It’s About Time // Long days and short years

It’s one of those strange days when the cake should really burn in the oven, but there was no flour in the pantry and I’ve subbed gluten-free chickpea powder, which, among various other peculiar properties, does not have the ability to burn. Every time I check on the cake, expecting to find chummus-flavored ash, I find instead my cake, the edges not yet set, the center a liquid bubble bath.

On this particular Thursday, there’s a lot of other activity going on in my kitchen. The laundry is in the process of being transferred from washer to dryer, and because the oven and washing machine stand side by side, I need to concentrate so as not to mix up the contents. My baby is celebrating her three-month birthday by sleeping in one arm, and my the other arm is holding the phone against my ear, my mother on the line. Both arms are tingling, pins and needles.

“It just goes by so fast,” my mother is telling me. “The days are long the nights are long, but the years pass in a blur. You’re chasing toddlers around the kitchen and then, blur, blur, they are out of the house with toddlers of their own.”
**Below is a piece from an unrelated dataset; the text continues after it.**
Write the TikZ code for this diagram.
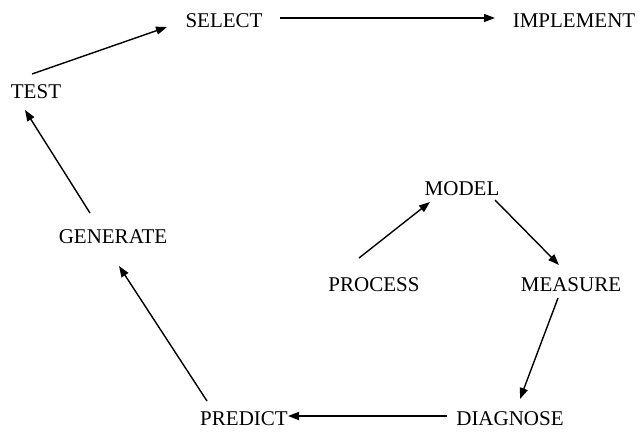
\documentclass[tikz,border=0pt]{standalone}
\usepackage{fontspec}
\setmainfont{Liberation Serif}
\usetikzlibrary{arrows.meta,calc}
\begin{document}
\begin{tikzpicture}[x=1pt,y=-1pt,
  lbl/.style={inner sep=0pt,font=\fontsize{21}{25}\selectfont},
  arr/.style={line width=1.4pt,-{Triangle[length=11pt,width=8pt]}}]
\useasboundingbox (0,0) rectangle (639,432);
\node[lbl] (select) at (224,21) {SELECT};
\node[lbl] (implement) at (574,21) {IMPLEMENT};
\node[lbl] (test) at (36,92) {TEST};
\node[lbl] (generate) at (113,237) {GENERATE};
\node[lbl] (predict) at (244,419) {PREDICT};
\node[lbl] (diagnose) at (510,419) {DIAGNOSE};
\node[lbl] (measure) at (571,285) {MEASURE};
\node[lbl] (model) at (462,189) {MODEL};
\node[lbl] (process) at (374,285) {PROCESS};
\draw[arr] ($(test)+(-4,-18)$) -- ($(select)+(-57,6)$);
\draw[arr] ($(select)+(56,-3)$) -- ($(implement)+(-79,-3)$);
\draw[arr] ($(generate)+(-23,-24)$) -- ($(test)+(-11,18)$);
\draw[arr] ($(predict)+(-37,-18)$) -- ($(generate)+(6,29)$);
\draw[arr] ($(diagnose)+(-63,-3)$) -- ($(predict)+(44,-3)$);
\draw[arr] ($(process)+(-15,-27)$) -- ($(model)+(-32,13)$);
\draw[arr] ($(model)+(33,11)$) -- ($(measure)+(-12,-20)$);
\draw[arr] ($(measure)+(-13,13)$) -- ($(diagnose)+(10,-20)$);
\end{tikzpicture}
\end{document}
I want to tell my mother that the days are long and the nights are longer, and I cannot imagine my tiny bundle a great big toddler, let alone a married woman with a kid all her own. If the days are long and the nights are long, then the years ahead are very, very long. I want to tell her that I think that after very long days and very long nights and an infinite number of years, relinquishing your kids to their spouses in the span of a single wedding night is probably shocking enough to alter the past. Or at least your perception of it.

I do not tell her this, though, because I am tugged into the current moment of time by a smoky oven and a knock on the door. The UPS guy, stands in the entrance, his head bowed to fit beneath the frame, his hands straining beneath a gigantic box that I do not remembering ordering. I make some space in my (chickpea) floury hands for the pen-thing to sign the device-thing. He wishes me a good day and drops the box by the door. It is only after I air out the apartment and put the baby in her swing that I look curiously at the box, which I do not remember ordering, sitting pretty among a jumble of shoes in the entrance.
The blue tape going down the center reads The Children’s Place.

I think back to yesterday and more ancient times, like last week. I do not remember a thing about last week. The fact that I do not recall putting in an order at The Children’s Place is really not an indicator of whether or not I actually did.

I take the box to my bed, cut a slit in the tape and peer inside at a towering pile of clothes. I reach for something neon green, and it unfurls in my hands into a tiered skirt with little watermelons on it. It is size XS kids, and it could be a blanket for my baby.

Beneath it I find a rainbow dress with layers of tulle and a unicorn in the center, size 3T.
I stare at the colorful mix of clothing and then, belatedly, check the label. My neighbor directly above has six children, and I know I’ve seen The Children’s Place boxes at her door.

The box is not addressed to my upstairs neighbor.

It is addressed to me, my name, my address.

A gift is the next thing I consider. But neither my mother nor my mother-in-law, nor anyone else on my friend/family roster, is the type to surprise me on my daughter’s three-month birthday with a box from The Children’s Place full of clothes to last her through first grade.

I take out more things.

The clothes fill my bed, bold and bright, spilling over the blanket.

It’s the stack of black leggings that reminds me about the price mistake. Several weeks ago, there was a WhatsApp message going around that The Children’s Place had made some price mistakes. I’d checked their site, but because it was The Children’s Place, where prices generally did not exceed the single digits, I hadn’t found the savings to be extraordinary. I did think the black leggings would be useful, but I did not have the motivation to retrieve my credit card from my wallet and plug in the numbers in order to buy two pairs of black leggings for $1.99 each, which might or might not arrive.
Perhaps along with the price mistake, there had been an address mistake and they’d accidentally sent me their entire stock.

I continue with my tasks, the mystery tickling the edges of my mind. Later, much later, after the chickpea goop trickles sadly down the sides of the garbage can and the laundry has turned into sweet-smelling squares on the couch, my husband comes home. As he eats, I tell him about the box of clothes that I do not remembering ordering.

As soon as I say, “The Children’s Place,” my husband is out of his seat. I follow him, a little more cautiously.

“There was this crazy sale,” he tells me, “price mistakes. Things were like a dollar. I didn’t think they’d honor it, but it looks like they did.” He dips his hand into the box and pulls out the unicorn. “This, for instance, was $1.79. Look how cute it is!”

I swallow. “Yes, but it is also size 3T.”

“I thought 3T was three months!” The image of my tiny baby stuffed into tulle and unicorns passes through my mind as my husband turns the dress around. “It’s not that big. I mean, it is, but it will fit her one day, right?”